Compilaton of selected experimental data on vapor, melt, solid–fluid B-isotope fractionation. Fractionation data for systems with contrasting B-coordination (i.e., ^[4]B vs. ^[3]B) are marked by a blue background. Possibly, this does not hold for the melt–fluid (for more details see text). Pink color mark fractionation data for systems with uniform B-coordination. Borax (containing mixed ^[3]B and ^[4]B)–fluid data (in green) show a strong variation in fractionation due to variable experimental fluid pH (7, with mainly ^[3]B, to 11.5, with mainly ^[4]B). Smectite–fluid B-isotope fractionation (in orange) as result of B-surface adsorption strongly depend on pH. The numbers correspond to the references given in Table 3.1

Recently performed ab initio calculations have the potential to obtain T- and P-dependent fractionation factors for given materials, which are successfully used not only to complement the experimental data but also to assist their correct interpretation and to derive constraints on unmeasured systems. The computed B-isotope fractionation factors can also help in explaining discrepancies between contrasting measurements and provide valuable insight into the boron speciation in fluids.
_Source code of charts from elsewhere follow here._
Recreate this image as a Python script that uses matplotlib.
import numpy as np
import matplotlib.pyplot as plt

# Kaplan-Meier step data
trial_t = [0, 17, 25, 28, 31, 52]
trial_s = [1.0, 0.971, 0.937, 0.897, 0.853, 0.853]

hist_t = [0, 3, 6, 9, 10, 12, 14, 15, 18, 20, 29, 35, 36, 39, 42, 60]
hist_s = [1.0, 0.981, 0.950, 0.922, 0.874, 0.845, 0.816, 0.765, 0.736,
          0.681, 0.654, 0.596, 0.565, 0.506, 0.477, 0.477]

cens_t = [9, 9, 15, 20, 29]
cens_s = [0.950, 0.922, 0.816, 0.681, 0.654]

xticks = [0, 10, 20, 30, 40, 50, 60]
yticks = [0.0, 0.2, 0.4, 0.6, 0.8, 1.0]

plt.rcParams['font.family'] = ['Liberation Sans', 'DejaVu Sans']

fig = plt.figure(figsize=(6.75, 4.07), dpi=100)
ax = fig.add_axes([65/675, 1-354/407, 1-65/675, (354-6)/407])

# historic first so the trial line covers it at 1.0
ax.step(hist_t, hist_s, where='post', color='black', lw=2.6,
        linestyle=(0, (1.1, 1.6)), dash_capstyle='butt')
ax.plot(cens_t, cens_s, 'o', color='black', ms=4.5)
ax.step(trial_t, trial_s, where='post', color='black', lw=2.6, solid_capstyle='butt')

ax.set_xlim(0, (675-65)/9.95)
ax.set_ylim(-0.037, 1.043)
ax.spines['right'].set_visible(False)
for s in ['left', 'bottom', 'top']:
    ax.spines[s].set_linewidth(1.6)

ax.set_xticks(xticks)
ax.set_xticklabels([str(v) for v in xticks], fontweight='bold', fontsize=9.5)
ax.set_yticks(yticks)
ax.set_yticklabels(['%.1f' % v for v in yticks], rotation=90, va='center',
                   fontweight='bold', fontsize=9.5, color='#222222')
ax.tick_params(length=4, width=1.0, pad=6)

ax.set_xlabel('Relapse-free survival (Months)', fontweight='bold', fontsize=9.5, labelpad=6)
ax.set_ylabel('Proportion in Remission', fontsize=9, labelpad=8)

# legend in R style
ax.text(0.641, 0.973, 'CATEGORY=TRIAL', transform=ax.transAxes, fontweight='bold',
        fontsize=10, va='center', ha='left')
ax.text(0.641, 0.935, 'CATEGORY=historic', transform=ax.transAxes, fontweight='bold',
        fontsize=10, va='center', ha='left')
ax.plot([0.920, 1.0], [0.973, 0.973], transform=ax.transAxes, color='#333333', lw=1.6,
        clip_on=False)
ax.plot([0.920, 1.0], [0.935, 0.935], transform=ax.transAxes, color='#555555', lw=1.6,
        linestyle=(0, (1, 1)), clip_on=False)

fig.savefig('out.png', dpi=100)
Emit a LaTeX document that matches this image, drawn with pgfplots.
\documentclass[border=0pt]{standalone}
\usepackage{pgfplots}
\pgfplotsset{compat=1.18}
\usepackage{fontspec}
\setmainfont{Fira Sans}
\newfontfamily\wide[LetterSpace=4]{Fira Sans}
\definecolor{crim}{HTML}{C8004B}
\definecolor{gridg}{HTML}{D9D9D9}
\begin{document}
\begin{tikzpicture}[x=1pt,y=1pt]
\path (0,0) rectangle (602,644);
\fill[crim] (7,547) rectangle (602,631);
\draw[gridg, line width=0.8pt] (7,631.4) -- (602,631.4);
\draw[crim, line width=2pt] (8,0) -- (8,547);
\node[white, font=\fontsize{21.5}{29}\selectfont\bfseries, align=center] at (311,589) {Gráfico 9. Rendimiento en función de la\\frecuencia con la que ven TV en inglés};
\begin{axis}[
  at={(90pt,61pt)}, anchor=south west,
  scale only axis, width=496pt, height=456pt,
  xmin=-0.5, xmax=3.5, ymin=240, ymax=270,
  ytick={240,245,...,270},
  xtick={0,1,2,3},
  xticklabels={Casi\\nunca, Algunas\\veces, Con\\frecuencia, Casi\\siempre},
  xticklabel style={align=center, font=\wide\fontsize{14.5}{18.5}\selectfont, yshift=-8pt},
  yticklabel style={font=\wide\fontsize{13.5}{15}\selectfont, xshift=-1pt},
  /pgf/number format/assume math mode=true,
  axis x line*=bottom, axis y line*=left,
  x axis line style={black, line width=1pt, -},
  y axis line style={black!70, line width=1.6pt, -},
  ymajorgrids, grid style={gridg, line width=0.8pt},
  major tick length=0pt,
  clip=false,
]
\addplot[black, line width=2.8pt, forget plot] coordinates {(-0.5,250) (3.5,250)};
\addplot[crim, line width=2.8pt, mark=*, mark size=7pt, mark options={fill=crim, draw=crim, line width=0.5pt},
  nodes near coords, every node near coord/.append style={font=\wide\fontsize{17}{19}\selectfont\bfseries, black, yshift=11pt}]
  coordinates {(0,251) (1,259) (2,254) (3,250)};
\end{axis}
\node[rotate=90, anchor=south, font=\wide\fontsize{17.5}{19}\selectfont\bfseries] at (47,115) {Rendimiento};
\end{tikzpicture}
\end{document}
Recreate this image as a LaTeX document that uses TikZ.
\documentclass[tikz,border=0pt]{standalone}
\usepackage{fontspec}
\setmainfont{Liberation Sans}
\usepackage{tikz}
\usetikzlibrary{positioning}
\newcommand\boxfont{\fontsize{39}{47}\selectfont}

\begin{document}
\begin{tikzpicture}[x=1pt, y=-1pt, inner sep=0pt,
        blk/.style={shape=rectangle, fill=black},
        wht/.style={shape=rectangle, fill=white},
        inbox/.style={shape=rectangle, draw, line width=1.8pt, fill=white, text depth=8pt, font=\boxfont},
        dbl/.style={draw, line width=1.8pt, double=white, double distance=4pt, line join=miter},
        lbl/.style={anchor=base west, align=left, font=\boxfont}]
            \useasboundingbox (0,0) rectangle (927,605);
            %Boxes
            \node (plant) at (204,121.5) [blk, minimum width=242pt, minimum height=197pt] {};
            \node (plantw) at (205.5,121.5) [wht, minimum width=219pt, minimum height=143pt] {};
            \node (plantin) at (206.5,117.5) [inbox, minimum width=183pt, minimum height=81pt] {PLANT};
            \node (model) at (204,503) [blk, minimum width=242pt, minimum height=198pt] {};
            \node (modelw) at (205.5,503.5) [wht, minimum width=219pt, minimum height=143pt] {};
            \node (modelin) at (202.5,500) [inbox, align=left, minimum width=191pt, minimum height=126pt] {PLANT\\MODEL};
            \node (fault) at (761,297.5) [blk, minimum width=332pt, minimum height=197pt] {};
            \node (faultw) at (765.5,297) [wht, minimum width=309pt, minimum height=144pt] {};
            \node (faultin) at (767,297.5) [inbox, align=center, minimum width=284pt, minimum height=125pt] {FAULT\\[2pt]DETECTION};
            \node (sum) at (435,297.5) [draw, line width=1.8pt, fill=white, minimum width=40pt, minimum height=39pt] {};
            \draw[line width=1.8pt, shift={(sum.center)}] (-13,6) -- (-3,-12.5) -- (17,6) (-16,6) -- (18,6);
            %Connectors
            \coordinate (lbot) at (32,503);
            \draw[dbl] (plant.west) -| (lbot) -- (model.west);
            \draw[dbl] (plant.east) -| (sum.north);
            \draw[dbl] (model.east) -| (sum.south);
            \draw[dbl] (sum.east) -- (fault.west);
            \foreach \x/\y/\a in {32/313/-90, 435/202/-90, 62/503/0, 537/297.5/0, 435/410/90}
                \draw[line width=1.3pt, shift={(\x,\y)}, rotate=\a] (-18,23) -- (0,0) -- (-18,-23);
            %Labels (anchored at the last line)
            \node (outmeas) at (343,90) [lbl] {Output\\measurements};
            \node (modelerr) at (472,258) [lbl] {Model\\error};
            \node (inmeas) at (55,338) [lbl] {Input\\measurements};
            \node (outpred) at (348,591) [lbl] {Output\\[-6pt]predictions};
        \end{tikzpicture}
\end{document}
In consideration of the continuous increase in the efficiency of computing resources and performance of quantum chemistry software, it is concluded that ab initio computational geochemistry will flourish in the coming decades, and that computer-aided first-principles simulations will become standard research tools in isotope geochemistry. They assist in the interpretation of experimental data and the understanding of B behavior in natural settings.